== WHAT TO PRODUCE ==
Beginning with the opening line of the entries, return every line through the one containing "(Q) at (41.5,18)", both included, and nothing else. Omit pictures.

== DATASET RECORDS ==

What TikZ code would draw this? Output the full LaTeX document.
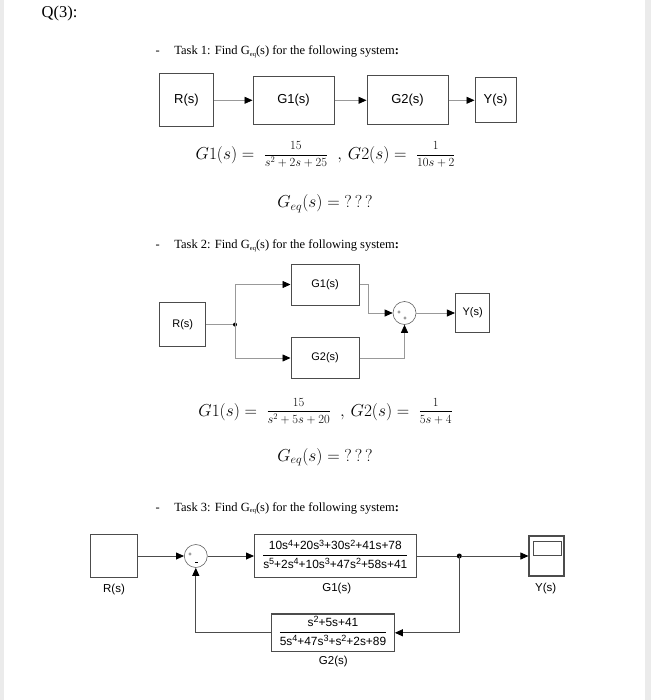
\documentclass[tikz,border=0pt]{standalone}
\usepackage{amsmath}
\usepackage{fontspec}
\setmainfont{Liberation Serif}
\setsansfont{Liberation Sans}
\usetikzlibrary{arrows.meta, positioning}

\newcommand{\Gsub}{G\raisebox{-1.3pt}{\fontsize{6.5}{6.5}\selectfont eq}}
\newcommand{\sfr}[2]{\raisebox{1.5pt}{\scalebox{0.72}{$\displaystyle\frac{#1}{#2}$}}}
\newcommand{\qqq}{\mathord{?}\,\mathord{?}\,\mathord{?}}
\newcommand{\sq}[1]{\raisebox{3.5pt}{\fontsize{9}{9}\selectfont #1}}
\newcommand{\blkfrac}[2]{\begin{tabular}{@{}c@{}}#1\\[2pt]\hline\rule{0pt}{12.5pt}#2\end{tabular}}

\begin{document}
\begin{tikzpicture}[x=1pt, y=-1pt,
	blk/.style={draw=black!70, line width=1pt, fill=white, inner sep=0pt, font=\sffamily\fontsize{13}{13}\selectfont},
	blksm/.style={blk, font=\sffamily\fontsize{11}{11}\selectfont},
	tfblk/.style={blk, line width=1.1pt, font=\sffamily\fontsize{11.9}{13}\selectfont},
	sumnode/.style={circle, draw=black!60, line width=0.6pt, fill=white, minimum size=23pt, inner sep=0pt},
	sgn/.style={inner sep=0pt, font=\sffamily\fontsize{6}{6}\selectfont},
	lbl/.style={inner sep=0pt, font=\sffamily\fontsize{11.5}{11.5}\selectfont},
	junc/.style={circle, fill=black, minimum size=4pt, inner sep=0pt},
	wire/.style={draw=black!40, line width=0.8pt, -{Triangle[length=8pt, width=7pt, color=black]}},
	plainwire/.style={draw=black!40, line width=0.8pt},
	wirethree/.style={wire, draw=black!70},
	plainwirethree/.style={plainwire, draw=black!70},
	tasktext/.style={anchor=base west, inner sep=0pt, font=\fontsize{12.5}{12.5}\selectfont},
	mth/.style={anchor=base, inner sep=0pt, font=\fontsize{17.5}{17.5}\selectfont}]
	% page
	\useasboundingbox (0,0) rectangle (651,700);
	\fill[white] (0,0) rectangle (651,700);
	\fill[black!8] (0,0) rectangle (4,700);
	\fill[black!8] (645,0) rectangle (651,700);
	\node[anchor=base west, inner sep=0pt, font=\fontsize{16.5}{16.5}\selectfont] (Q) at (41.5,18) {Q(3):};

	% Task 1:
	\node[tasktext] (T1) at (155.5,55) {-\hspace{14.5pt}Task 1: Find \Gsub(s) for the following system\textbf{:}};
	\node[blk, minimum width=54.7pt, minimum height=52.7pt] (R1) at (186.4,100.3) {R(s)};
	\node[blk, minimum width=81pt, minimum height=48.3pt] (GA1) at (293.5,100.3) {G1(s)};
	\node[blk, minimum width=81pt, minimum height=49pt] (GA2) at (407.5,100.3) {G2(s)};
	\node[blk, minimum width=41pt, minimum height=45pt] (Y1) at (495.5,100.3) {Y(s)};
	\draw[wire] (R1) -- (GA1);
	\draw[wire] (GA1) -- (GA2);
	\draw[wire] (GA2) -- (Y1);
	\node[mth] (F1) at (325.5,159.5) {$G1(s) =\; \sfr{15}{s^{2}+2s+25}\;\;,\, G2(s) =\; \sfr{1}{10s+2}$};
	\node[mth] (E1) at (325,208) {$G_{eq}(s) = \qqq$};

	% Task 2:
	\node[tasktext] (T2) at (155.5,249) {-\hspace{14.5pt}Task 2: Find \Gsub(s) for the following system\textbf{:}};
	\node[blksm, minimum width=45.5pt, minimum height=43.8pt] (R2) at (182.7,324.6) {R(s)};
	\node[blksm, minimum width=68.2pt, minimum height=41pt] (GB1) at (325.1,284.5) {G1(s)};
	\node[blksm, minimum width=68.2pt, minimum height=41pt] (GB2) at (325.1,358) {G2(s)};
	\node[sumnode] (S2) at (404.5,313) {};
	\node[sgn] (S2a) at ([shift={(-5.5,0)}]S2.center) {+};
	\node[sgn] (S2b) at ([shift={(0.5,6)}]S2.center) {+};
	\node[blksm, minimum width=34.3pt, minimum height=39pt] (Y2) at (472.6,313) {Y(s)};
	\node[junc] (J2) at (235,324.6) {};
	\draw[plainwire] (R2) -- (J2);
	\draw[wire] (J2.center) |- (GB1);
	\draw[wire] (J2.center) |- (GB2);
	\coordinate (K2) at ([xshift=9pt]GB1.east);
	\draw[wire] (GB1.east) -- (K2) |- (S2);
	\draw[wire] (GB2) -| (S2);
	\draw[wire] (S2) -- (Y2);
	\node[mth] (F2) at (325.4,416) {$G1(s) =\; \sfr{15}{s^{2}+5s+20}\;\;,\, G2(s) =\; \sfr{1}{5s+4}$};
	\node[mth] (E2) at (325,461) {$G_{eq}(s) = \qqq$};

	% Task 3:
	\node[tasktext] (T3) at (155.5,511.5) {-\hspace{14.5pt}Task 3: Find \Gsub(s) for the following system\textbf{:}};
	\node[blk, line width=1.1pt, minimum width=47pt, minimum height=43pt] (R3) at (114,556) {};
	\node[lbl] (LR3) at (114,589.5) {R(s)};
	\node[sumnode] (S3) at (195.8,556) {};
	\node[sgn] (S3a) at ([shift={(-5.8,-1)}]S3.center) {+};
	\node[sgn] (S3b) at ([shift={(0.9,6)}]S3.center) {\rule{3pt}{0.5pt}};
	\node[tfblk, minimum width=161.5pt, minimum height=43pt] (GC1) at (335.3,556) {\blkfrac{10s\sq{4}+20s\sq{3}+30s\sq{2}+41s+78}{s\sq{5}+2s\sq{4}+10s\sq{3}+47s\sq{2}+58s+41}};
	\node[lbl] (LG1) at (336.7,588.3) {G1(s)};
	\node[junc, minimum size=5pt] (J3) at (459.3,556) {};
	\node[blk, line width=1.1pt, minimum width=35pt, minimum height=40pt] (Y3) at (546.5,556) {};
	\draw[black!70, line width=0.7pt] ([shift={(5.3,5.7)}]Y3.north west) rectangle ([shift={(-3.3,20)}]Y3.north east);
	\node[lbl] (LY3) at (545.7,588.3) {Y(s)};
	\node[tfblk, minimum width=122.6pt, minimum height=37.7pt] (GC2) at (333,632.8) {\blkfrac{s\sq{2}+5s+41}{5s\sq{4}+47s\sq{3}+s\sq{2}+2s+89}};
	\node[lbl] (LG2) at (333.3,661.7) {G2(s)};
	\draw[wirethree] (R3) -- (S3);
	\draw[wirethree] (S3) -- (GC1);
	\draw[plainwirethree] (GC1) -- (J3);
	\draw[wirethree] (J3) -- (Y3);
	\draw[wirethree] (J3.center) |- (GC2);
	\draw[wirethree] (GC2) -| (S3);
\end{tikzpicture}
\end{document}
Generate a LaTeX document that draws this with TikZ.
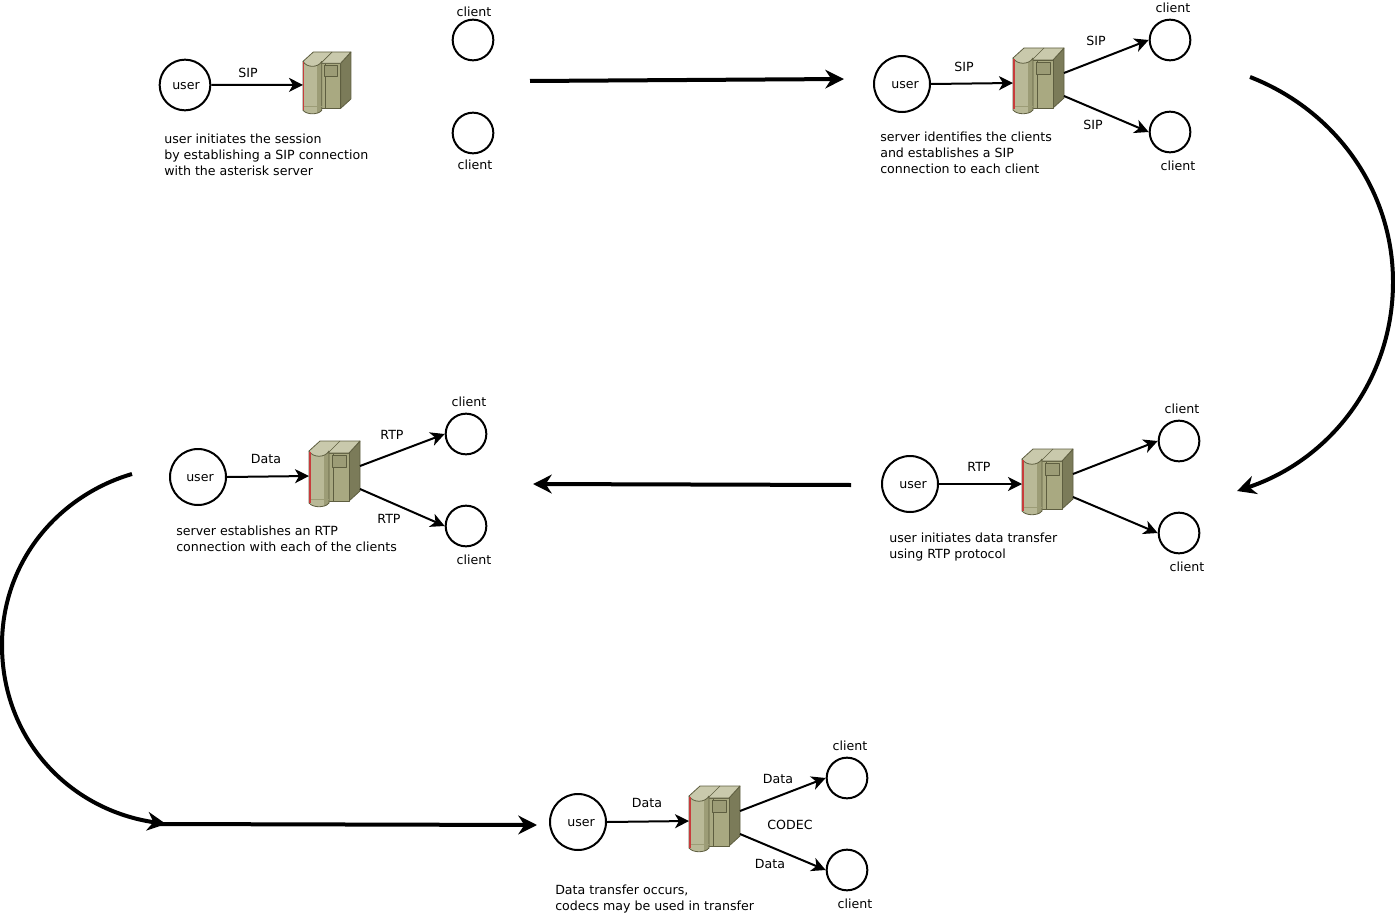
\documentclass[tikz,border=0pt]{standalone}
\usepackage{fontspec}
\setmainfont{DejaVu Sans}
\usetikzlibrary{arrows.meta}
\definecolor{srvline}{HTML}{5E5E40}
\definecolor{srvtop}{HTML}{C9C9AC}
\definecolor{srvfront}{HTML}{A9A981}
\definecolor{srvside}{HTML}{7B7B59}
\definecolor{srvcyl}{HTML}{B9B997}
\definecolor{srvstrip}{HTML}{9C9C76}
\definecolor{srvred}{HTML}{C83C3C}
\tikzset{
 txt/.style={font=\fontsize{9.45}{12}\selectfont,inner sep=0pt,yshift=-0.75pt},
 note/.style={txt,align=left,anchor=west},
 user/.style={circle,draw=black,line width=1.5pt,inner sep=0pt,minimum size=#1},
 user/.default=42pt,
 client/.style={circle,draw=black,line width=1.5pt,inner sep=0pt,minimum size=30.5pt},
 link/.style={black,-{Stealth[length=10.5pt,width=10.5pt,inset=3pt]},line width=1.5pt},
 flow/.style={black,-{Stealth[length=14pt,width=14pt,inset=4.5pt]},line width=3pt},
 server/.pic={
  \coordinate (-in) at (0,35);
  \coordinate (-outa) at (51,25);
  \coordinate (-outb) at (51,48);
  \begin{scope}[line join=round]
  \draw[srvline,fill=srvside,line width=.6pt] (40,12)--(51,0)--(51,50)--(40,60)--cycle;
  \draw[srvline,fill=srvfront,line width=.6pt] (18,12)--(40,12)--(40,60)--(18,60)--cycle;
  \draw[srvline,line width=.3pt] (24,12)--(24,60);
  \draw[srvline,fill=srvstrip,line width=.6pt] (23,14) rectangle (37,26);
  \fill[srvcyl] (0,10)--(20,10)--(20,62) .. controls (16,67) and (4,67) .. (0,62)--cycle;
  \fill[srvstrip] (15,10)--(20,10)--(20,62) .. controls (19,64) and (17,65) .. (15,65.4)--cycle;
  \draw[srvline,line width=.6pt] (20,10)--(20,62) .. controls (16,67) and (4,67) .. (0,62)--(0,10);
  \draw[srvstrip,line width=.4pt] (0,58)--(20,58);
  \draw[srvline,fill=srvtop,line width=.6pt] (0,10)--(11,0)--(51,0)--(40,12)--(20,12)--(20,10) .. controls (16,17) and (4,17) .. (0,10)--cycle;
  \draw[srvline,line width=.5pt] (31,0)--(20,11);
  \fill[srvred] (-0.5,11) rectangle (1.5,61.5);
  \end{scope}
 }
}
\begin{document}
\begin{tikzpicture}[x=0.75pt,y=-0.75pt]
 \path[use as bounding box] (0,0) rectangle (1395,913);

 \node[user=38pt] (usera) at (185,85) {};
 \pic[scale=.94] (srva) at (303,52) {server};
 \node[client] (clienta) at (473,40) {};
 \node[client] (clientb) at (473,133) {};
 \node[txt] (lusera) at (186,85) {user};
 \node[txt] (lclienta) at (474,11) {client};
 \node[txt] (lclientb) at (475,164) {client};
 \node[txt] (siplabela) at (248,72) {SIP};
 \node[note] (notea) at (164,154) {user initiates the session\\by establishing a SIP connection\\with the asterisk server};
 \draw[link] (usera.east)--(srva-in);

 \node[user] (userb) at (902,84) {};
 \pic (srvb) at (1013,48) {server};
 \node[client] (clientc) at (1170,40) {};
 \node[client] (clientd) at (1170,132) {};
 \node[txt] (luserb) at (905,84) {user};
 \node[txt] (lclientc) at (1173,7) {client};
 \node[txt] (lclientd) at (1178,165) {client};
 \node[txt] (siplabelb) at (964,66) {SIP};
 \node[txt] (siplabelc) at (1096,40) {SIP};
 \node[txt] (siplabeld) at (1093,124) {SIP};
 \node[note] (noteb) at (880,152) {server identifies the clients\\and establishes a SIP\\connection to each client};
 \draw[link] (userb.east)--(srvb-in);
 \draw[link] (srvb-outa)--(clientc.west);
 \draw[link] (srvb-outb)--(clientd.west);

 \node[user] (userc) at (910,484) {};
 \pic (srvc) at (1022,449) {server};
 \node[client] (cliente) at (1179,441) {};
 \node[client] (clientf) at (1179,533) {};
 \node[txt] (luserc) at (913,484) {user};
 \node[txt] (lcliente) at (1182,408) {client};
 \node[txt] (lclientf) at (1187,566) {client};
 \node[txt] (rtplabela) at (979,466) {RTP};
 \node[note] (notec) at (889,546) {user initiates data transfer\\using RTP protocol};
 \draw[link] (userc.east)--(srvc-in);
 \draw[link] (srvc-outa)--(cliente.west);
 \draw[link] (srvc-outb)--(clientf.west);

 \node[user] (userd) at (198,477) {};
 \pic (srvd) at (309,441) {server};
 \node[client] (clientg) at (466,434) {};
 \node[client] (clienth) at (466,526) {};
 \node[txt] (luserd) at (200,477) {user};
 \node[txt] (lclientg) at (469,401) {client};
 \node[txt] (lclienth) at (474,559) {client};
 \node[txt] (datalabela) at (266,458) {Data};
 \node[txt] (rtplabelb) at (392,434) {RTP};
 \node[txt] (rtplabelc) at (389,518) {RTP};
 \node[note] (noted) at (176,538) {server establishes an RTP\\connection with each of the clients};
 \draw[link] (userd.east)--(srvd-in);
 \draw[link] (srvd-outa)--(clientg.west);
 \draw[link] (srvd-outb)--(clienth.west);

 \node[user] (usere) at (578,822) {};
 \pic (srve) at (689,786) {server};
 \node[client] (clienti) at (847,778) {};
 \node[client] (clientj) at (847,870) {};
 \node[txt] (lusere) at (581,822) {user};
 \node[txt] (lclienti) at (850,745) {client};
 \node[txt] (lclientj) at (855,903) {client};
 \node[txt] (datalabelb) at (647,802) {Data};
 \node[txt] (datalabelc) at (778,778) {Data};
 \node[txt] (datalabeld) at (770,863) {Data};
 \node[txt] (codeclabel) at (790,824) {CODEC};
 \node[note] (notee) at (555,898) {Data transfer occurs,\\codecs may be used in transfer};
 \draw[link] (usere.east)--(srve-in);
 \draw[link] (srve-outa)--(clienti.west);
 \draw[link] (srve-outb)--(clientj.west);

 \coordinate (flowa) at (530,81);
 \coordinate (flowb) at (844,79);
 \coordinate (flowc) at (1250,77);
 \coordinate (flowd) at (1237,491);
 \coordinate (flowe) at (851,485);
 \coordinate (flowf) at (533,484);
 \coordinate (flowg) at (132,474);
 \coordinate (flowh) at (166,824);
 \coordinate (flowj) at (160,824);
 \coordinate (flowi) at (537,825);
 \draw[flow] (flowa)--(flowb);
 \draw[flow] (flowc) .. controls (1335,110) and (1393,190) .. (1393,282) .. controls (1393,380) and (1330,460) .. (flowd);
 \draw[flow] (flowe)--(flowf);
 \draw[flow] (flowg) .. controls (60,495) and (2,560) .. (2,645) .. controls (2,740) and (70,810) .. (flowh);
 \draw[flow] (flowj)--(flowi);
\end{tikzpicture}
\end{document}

== RESULT OF THE EXERCISE ==
What TikZ code would draw this? Output the full LaTeX document.
\documentclass[tikz,border=0pt]{standalone}
\usepackage{amsmath}
\usepackage{fontspec}
\setmainfont{Liberation Serif}
\setsansfont{Liberation Sans}
\usetikzlibrary{arrows.meta, positioning}

\newcommand{\Gsub}{G\raisebox{-1.3pt}{\fontsize{6.5}{6.5}\selectfont eq}}
\newcommand{\sfr}[2]{\raisebox{1.5pt}{\scalebox{0.72}{$\displaystyle\frac{#1}{#2}$}}}
\newcommand{\qqq}{\mathord{?}\,\mathord{?}\,\mathord{?}}
\newcommand{\sq}[1]{\raisebox{3.5pt}{\fontsize{9}{9}\selectfont #1}}
\newcommand{\blkfrac}[2]{\begin{tabular}{@{}c@{}}#1\\[2pt]\hline\rule{0pt}{12.5pt}#2\end{tabular}}

\begin{document}
\begin{tikzpicture}[x=1pt, y=-1pt,
	blk/.style={draw=black!70, line width=1pt, fill=white, inner sep=0pt, font=\sffamily\fontsize{13}{13}\selectfont},
	blksm/.style={blk, font=\sffamily\fontsize{11}{11}\selectfont},
	tfblk/.style={blk, line width=1.1pt, font=\sffamily\fontsize{11.9}{13}\selectfont},
	sumnode/.style={circle, draw=black!60, line width=0.6pt, fill=white, minimum size=23pt, inner sep=0pt},
	sgn/.style={inner sep=0pt, font=\sffamily\fontsize{6}{6}\selectfont},
	lbl/.style={inner sep=0pt, font=\sffamily\fontsize{11.5}{11.5}\selectfont},
	junc/.style={circle, fill=black, minimum size=4pt, inner sep=0pt},
	wire/.style={draw=black!40, line width=0.8pt, -{Triangle[length=8pt, width=7pt, color=black]}},
	plainwire/.style={draw=black!40, line width=0.8pt},
	wirethree/.style={wire, draw=black!70},
	plainwirethree/.style={plainwire, draw=black!70},
	tasktext/.style={anchor=base west, inner sep=0pt, font=\fontsize{12.5}{12.5}\selectfont},
	mth/.style={anchor=base, inner sep=0pt, font=\fontsize{17.5}{17.5}\selectfont}]
	% page
	\useasboundingbox (0,0) rectangle (651,700);
	\fill[white] (0,0) rectangle (651,700);
	\fill[black!8] (0,0) rectangle (4,700);
	\fill[black!8] (645,0) rectangle (651,700);
	\node[anchor=base west, inner sep=0pt, font=\fontsize{16.5}{16.5}\selectfont] (Q) at (41.5,18) {Q(3):};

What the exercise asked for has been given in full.